The European Championships, from a footballing point of view, has been pretty good so far.
The Spanish have finally got into their stride after a less-than-convincing draw with Italy, the Russians and the Polish have looked inventive and industrious in equal measures and the Irish have, well, done what was expected of them.
And until tonight’s game with Sweden, I don’t want to pass any judgement on Roy Hodgson’s England side.
One area of the tournament which has been a massive let down is the punditry on both ITV and the BBC.
Whilst the commentators themselves are not bad – Clive Tyldesley may not be everyone’s cup of tea at domestic or European level but he is a comforting presence at major tournaments while the BBC’s roster of Guy Mowbray, Jonathan Pearce, Steve Wilson and Simon Brotherton are probably the best in the business – the level of so-called expert analysis is woeful.

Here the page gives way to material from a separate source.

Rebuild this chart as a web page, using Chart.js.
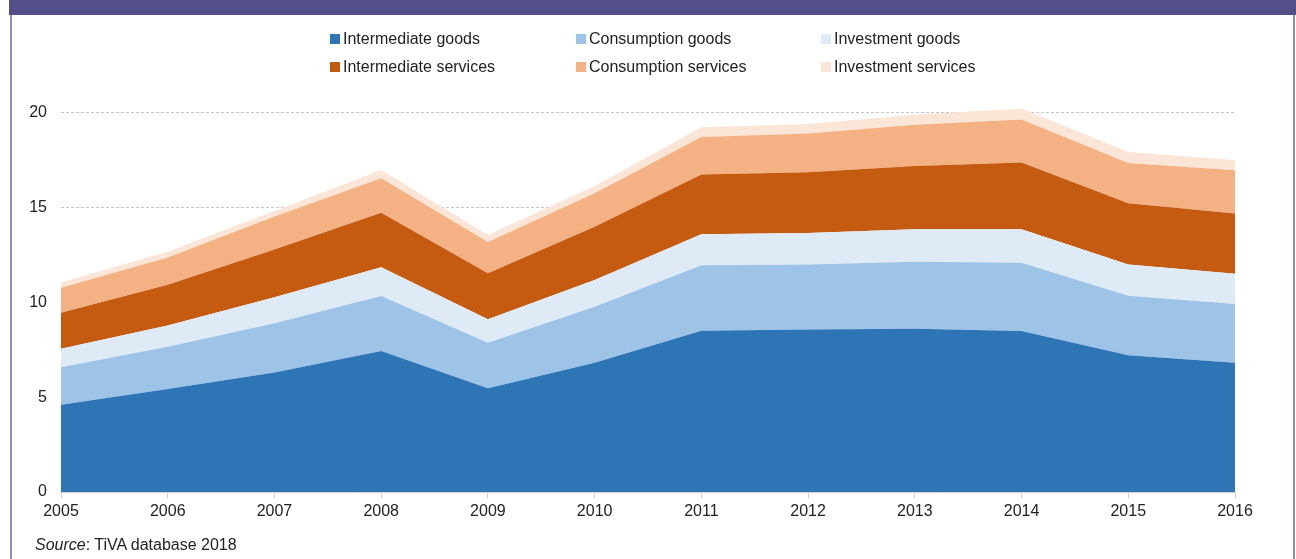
<!DOCTYPE html>
<html>
<head>
<meta charset="utf-8">
<script src="https://cdn.jsdelivr.net/npm/chart.js@4/dist/chart.umd.min.js"></script>
<style>
    html, body { margin: 0; padding: 0; background: #fff; }
    body { width: 1296px; height: 559px; position: relative; overflow: hidden; font-family: "Liberation Sans", Arial, sans-serif; }
    .banner { position: absolute; left: 9px; top: 0; width: 1287px; height: 15px; background: #534f88; }
    .frame-l { position: absolute; left: 10px; top: 15px; width: 2px; height: 544px; background: #8f8cba; }
    .frame-r { position: absolute; left: 1293px; top: 15px; width: 2px; height: 544px; background: #8f8cba; }
    #wrap { position: absolute; left: 0; top: 0; width: 1296px; height: 559px; }
    .legend { position: absolute; left: 0; top: 0; }
    .legend .item { position: absolute; font-size: 16px; color: #222; white-space: nowrap; line-height: 18px; }
    .legend .box { display: inline-block; width: 10px; height: 10px; margin-right: 3px; vertical-align: 0px; }
    .source { position: absolute; left: 35px; top: 536px; font-size: 16px; color: #222; }
</style>
</head>
<body>
<div class="banner"></div>
<div class="frame-l"></div>
<div class="frame-r"></div>
<div id="wrap"><canvas id="tivaChart" width="1296" height="559"></canvas></div>
<div class="legend" id="legend"></div>
<div class="source"><i>Source</i>: TiVA database 2018</div>

<script>
const years = ['2005', '2006', '2007', '2008', '2009', '2010', '2011', '2012', '2013', '2014', '2015', '2016']

const seriesNames = [
    'Intermediate goods',
    'Consumption goods',
    'Investment goods',
    'Intermediate services',
    'Consumption services',
    'Investment services'
]

const intermediateGoods = [4.60, 5.43, 6.30, 7.44, 5.47, 6.82, 8.51, 8.57, 8.62, 8.50, 7.21, 6.82]
const consumptionGoods = [1.98, 2.24, 2.60, 2.90, 2.41, 2.96, 3.45, 3.44, 3.53, 3.60, 3.15, 3.10]
const investmentGoods = [0.98, 1.11, 1.37, 1.52, 1.23, 1.41, 1.64, 1.66, 1.71, 1.76, 1.65, 1.60]
const intermediateServices = [1.90, 2.16, 2.53, 2.88, 2.43, 2.81, 3.15, 3.20, 3.34, 3.52, 3.22, 3.17]
const consumptionServices = [1.32, 1.43, 1.73, 1.81, 1.65, 1.76, 1.98, 2.04, 2.18, 2.27, 2.13, 2.29]
const investmentServices = [0.28, 0.31, 0.30, 0.44, 0.37, 0.39, 0.51, 0.51, 0.53, 0.58, 0.58, 0.54]

const yTicks = [0, 5, 10, 15, 20]

const colors = ['#2e75b6', '#9dc3e6', '#deebf7', '#c55a11', '#f4b183', '#fbe5d6']

const allSeries = [
    intermediateGoods,
    consumptionGoods,
    investmentGoods,
    intermediateServices,
    consumptionServices,
    investmentServices
]

// legend: 3 columns x 2 rows
const legend = document.getElementById('legend')
const colX = [330, 576, 821]
const rowY = [30, 58]
seriesNames.forEach((name, i) => {
    const el = document.createElement('div')
    el.className = 'item'
    el.style.left = colX[i % 3] + 'px'
    el.style.top = rowY[Math.floor(i / 3)] + 'px'
    el.innerHTML = '<span class="box" style="background:' + colors[i] + '"></span>' + name
    legend.appendChild(el)
})

Chart.defaults.font.family = '"Liberation Sans", Arial, sans-serif'
Chart.defaults.font.size = 16
Chart.defaults.color = '#222'

new Chart(document.getElementById('tivaChart'), {
    type: 'line',

    data: {
        labels: years,
        datasets: allSeries.map((values, i) => ({
            label: seriesNames[i],
            data: values,
            backgroundColor: colors[i],
            borderWidth: 0,
            pointRadius: 0,
            tension: 0,
            fill: i === 0 ? 'origin' : '-1'
        }))
    },

    options: {
        responsive: false,
        animation: false,
        layout: {
            padding: { left: 0, right: 61, top: 94, bottom: 37 }
        },

        plugins: {
            legend: { display: false },
            tooltip: { enabled: false }
        },

        scales: {
            x: {
                offset: false,
                grid: {
                    drawOnChartArea: false,
                    drawTicks: true,
                    tickLength: 6,
                    color: '#d0d0d0'
                },
                border: { color: '#d0d0d0', width: 1 },
                ticks: { padding: 4, maxRotation: 0, autoSkip: false },
                afterFit: (scale) => { scale.height = 30 }
            },
            y: {
                stacked: true,
                min: 0,
                max: 21,
                afterBuildTicks: (scale) => {
                    scale.ticks = yTicks.map(v => ({ value: v }))
                },
                grid: {
                    drawTicks: false,
                    color: (ctx) => ctx.tick && ctx.tick.value === 0 ? 'rgba(0,0,0,0)' : '#c4c4c4'
                },
                border: { display: false, dash: [3, 2] },
                ticks: { padding: 14 },
                afterFit: (scale) => { scale.width = 61 }
            }
        }
    }
})
</script>
</body>
</html>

The likes of Mark Bright, Jamie Carragher and Clarence Seedorf, with their knack of stating the obvious, is tiresome. And that is before I even start discussing Mark Lawrenson who should have been put out to pasture years ago.
I remember when Lawro used to be vaguely funny. Not anymore.
Our man in the Ukraine and Poland is reduced to bitter mumblings and making up nonsensical anagrams (his Together Everyone Achieves More raised a laugh from Pearce but a groan from across the nation no doubt!). It sounds like he doesn’t want to be there.
It’s not all bad news and I think Roy Keane’s refreshingly honest opinions add something to an otherwise drab ITV set-up fronted by quite possibly the luckiest man on TV Adrian Chiles.
Keane’s rapport with Gareth Southgate has an edge of tension to it but throw Peter Reid into the mix and I think you have the only bearable trio of pundits on our screens.
I may sound like I am creeping into Lawrenson mode here but I remember when TV punditry was an artform. Now it’s an excuse to leave the room!